Wadim Schreiner doesn’t believe journalists can be unemotional about government. He explains why.
I have participated in a number of public discussions around ‘the state of the media’ recently. There is a real concern about the direction the media is taking, particularly with regard to its reporting on government. Also, my civil servant friends are puzzled over what they perceive to be the media’s negativity towards government, particularly in its reporting on the achievements of the past 20 years.
This antagonistic feeling towards government seems to be a general concern. I have come across a growing number of articles in newspapers over the last few months that speak of the deteriorating relationship between government and business. At the recent Daily Maverick event, The Gathering, members of civil society also bemoaned the lack of communication with government. So it is perhaps not surprising that those in the media feel similarly.
Media freedom is entrenched in the South African constitution, and has been practised more freely than in many other countries around the world. Some of the opinion pieces and satirical cartoons published in our newspapers would receive the harshest of responses in many Western societies. But not in South Africa, although Zapiro must have panicked a little until President Jacob Zuma withdrew all those court applications.

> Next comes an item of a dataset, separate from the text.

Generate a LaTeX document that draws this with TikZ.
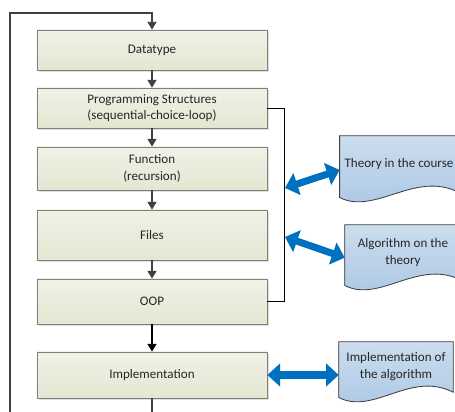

We have had a seemingly good discourse over the past decade, one where government participated using similar channels to speak as analysts and journalists. Editors and government met frequently to talk things through. The two agreed to disagree, but a way forward was paved. Lately, however, there have not been many such engagements.
In their book ‘Practical Wisdom: The Right Way to Do the Right Thing’, authors Barry Schwartz and Kenneth Sharp unpack the Aristotelian concept of ‘constantly having a choice’. “[Aristotle] thought that our fundamental social practices constantly demanded choices – like when to be loyal to a friend, or how to be fair, or how to confront risk, or when and how to be angry,” according to the authors.
Journalists in essence are storytellers.And at the heart of storytelling is the ability to contemplate various choices and discern the best course of action under the circumstances. To do that, journalists rely on ‘framing’ the situation, telling relevant stories about it, often enlisting empathy to grasp the full dimensions of the situation. This clashes with what many institutions believe: that rationality is more important than emotions, which can blur sound judgement.
There is a paradox here. As journalists, we rely on statistics given to us by international institutions, market research companies and opinion polling firms. We report on them as a statement of fact. But add government to the equation, and emotions seem to take over. Goldman Sachs released a report a few months ago on two decades of freedom, and even the most subtle push by government sources to point journalists to it unleashes the most critical debate of its findings.
As far as the media is concerned, we have lost the ability to look at government unemotionally. If this is because journalists have not seen the majority of citizens’ lives improve, or because they represent a proportion of the population that simply had enough of spin, is difficult to say. We seem to have reached a plateau where it is almost impossible to trust government any more. It seems we have lost the ability to make choices.
Only real dialogue will help this stalemate. Business has been bemoaning the reduced platforms of engagement between government and the private sector since 2009. The same can be said for the media. Who will blink first?